Advice, freely dispensed

Every year at Adelaide Fringe and Festival time the searches for nutri grain nuts and bolts and ‘slow as a wet wig’ diminish in proportion to the number of searches for ‘jokes about Adelaide’ and ‘Adelaide jokes’. I suspect not all of these searches are by visiting comedians, but include a fair smattering of writers rewriting the first paragraph or two of presentations they made at Edinburgh or New York; buskers and other street performers; the odd critic who wishes to sound informed in their dispatches back home.

I do think that rather than internet searches you’d be better off getting into town a day earlier and spending the time wandering around and reading the local ‘news’papers, but since you’ve come to me for advice, let me provide it.

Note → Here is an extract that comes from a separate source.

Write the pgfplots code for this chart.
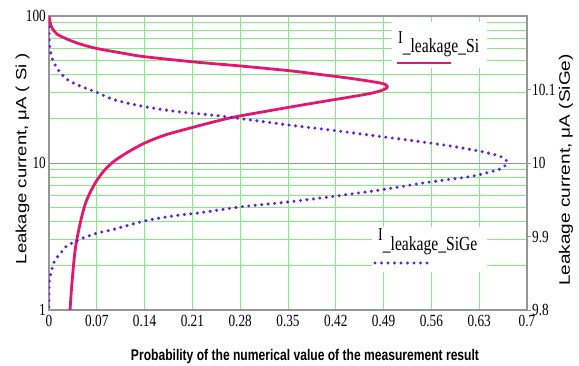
\documentclass[border=0pt]{standalone}
\usepackage{pgfplots}
\pgfplotsset{compat=1.18}
\usepackage{fontspec}
\setmainfont{Liberation Serif}
\newfontfamily\tickfont[FakeStretch=0.78]{Liberation Serif}
\newfontfamily\labfont[FakeStretch=0.78]{Liberation Sans}
\newfontfamily\ylabfont{Liberation Sans}
\definecolor{sipink}{RGB}{228,22,112}
\definecolor{sigepurple}{RGB}{100,30,220}
\definecolor{gridgreen}{RGB}{130,238,130}
\definecolor{framegray}{RGB}{150,150,150}
\begin{document}
\begin{tikzpicture}
\useasboundingbox (-49pt,-55pt) rectangle (530pt,310pt);
\begin{axis}[
  name=main, at={(0pt,0pt)}, anchor=south west,
  scale only axis, width=478pt, height=294pt,
  xmin=0, xmax=0.7, ymode=log, ymin=1, ymax=100,
  xtick={0,0.07,0.14,0.21,0.28,0.35,0.42,0.49,0.56,0.63,0.7},
  xticklabels={0,0.07,0.14,0.21,0.28,0.35,0.42,0.49,0.56,0.63,0.7},
  ytick={1,10,100}, yticklabels={1,10,100},
  minor ytick={2,3,4,5,6,7,8,9,20,30,40,50,60,70,80,90},
  xmajorgrids, ymajorgrids, yminorgrids,
  major x grid style={gridgreen, line width=0.9pt},
  minor y grid style={gridgreen, line width=0.9pt},
  major y grid style={framegray, line width=1pt},
  axis line style={framegray, line width=1.2pt},
  major tick length=0pt, minor tick length=0pt,
  ticklabel style={font=\tickfont\fontsize{17}{17}\selectfont},
  xticklabel style={inner sep=1pt, yshift=-4pt},
  yticklabel style={inner sep=1pt, xshift=-2pt},
  xlabel={Probability of the numerical value of the measurement result},
  xlabel style={font=\labfont\bfseries\fontsize{15.5}{16}\selectfont, at={(axis description cs:0.5,0)}, anchor=center, yshift=-46pt, xshift=17pt},
  ylabel={Leakage current, μA ( Si )},
  ylabel style={font=\ylabfont\fontsize{18.5}{19}\selectfont, at={(axis description cs:-0.0554,0.515)}, anchor=center, yscale=0.8},
]
\fill[white] (rel axis cs:0.7176,0.8231) rectangle (rel axis cs:0.9163,0.9796);
\fill[white] (rel axis cs:0.6757,0.1293) rectangle (rel axis cs:0.9163,0.2823);
\node[anchor=base west, inner sep=0pt, font=\tickfont] at (rel axis cs:0.7301,0.9048)
  {\fontsize{18}{18}\selectfont I\raisebox{-8.5pt}{\fontsize{20}{20}\selectfont\_leakage\_Si}};
\draw[sipink, line width=2.8pt] (rel axis cs:0.728,0.8401) -- (rel axis cs:0.841,0.8401);
\node[anchor=base west, inner sep=0pt, font=\tickfont] at (rel axis cs:0.6883,0.238)
  {\fontsize{18}{18}\selectfont I\raisebox{-10pt}{\fontsize{20}{20}\selectfont\_leakage\_SiGe}};
\draw[sigepurple, line width=3.4pt, line cap=round, dash pattern=on 0pt off 6.5pt] (rel axis cs:0.682,0.16) -- (rel axis cs:0.797,0.16);
\addplot[sipink, line width=2.8pt, smooth, tension=0.5] coordinates {
(0,100) (0.0015,91.0) (0.0044,82.9) (0.0117,75.4) (0.0259,69.8) (0.0454,64.5)
(0.0699,60.1) (0.104,56.3) (0.138,53.0) (0.2084,48.9) (0.2782,45.8) (0.3529,42.4)
(0.3969,40.0) (0.4408,37.7) (0.473,35.8) (0.4906,34.5) (0.4954,33.0)
(0.4906,31.6) (0.473,29.9) (0.4408,28.1) (0.3969,26.0) (0.3529,24.0)
(0.2797,20.9) (0.2479,19.4) (0.209,17.4) (0.1699,15.5) (0.1406,13.7)
(0.1161,11.9) (0.0942,10.2) (0.0795,8.73) (0.0674,7.28) (0.0552,5.60)
(0.0479,4.31) (0.0406,2.99) (0.0371,2.30) (0.0332,1.44) (0.0308,1.0)
};
\end{axis}
\begin{axis}[
  at={(0pt,0pt)}, anchor=south west,
  scale only axis, width=478pt, height=294pt,
  xmin=0, xmax=0.7, ymin=9.8, ymax=10.2,
  axis y line*=right, axis x line=none,
  ytick={9.8,9.9,10,10.1}, yticklabels={9.8,9.9,10,10.1},
  axis line style={framegray, line width=1.2pt},
  major tick length=4pt, tick align=outside,
  tick style={framegray, line width=0.8pt},
  ticklabel style={font=\tickfont\fontsize{17}{17}\selectfont},
  yticklabel style={inner sep=1pt},
  ylabel={Leakage current, μA (SiGe)},
  ylabel style={font=\ylabfont\fontsize{19}{19}\selectfont, at={(axis description cs:1.0816,0.476)}, anchor=center, yscale=0.8},
]
\addplot[sigepurple, line width=3.4pt, line cap=round, dash pattern=on 0pt off 6.5pt, smooth, tension=0.5] coordinates {
(0,10.185) (0.0005,10.163) (0.004,10.144) (0.0117,10.129) (0.026,10.114)
(0.045,10.105) (0.07,10.096) (0.0967,10.0857) (0.1406,10.0766) (0.189,10.0698)
(0.238,10.0653) (0.277,10.0608) (0.353,10.0515) (0.411,10.045) (0.49,10.0355)
(0.548,10.0285) (0.592,10.0225) (0.631,10.016) (0.661,10.009) (0.671,10.001)
(0.663,9.9928) (0.641,9.9866) (0.616,9.9814) (0.577,9.9766) (0.543,9.9721)
(0.49,9.964) (0.42,9.955) (0.35,9.947) (0.2822,9.9405) (0.2479,9.936)
(0.2186,9.932) (0.1893,9.929) (0.1552,9.924) (0.1308,9.919) (0.1113,9.914)
(0.0918,9.909) (0.0722,9.905) (0.0527,9.899) (0.0356,9.892) (0.0245,9.886)
(0.0161,9.876) (0.0078,9.866) (0.0015,9.845) (0,9.832) (0,9.8)
};
\end{axis}
\end{tikzpicture}
\end{document}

Unless you can find a way to tell said joke with stunning originality, we find the following really boring:
– weird disappearances and murders;
– the one way freeway;
– the balls (easier to make funny in original way than some other subjects, but tricky nonetheless);
– Mike Rann (surely he’s put even himself to sleep by now);
– the pandas;
– our own boringness.

I’d offer you some suggestions, but I’ve been away for two years, and when I left we were all still making jokes about Nicole Cornes and water restrictions. Having said that, I think the bogans at the Clipsal 500 are still fair game, but that’s just me.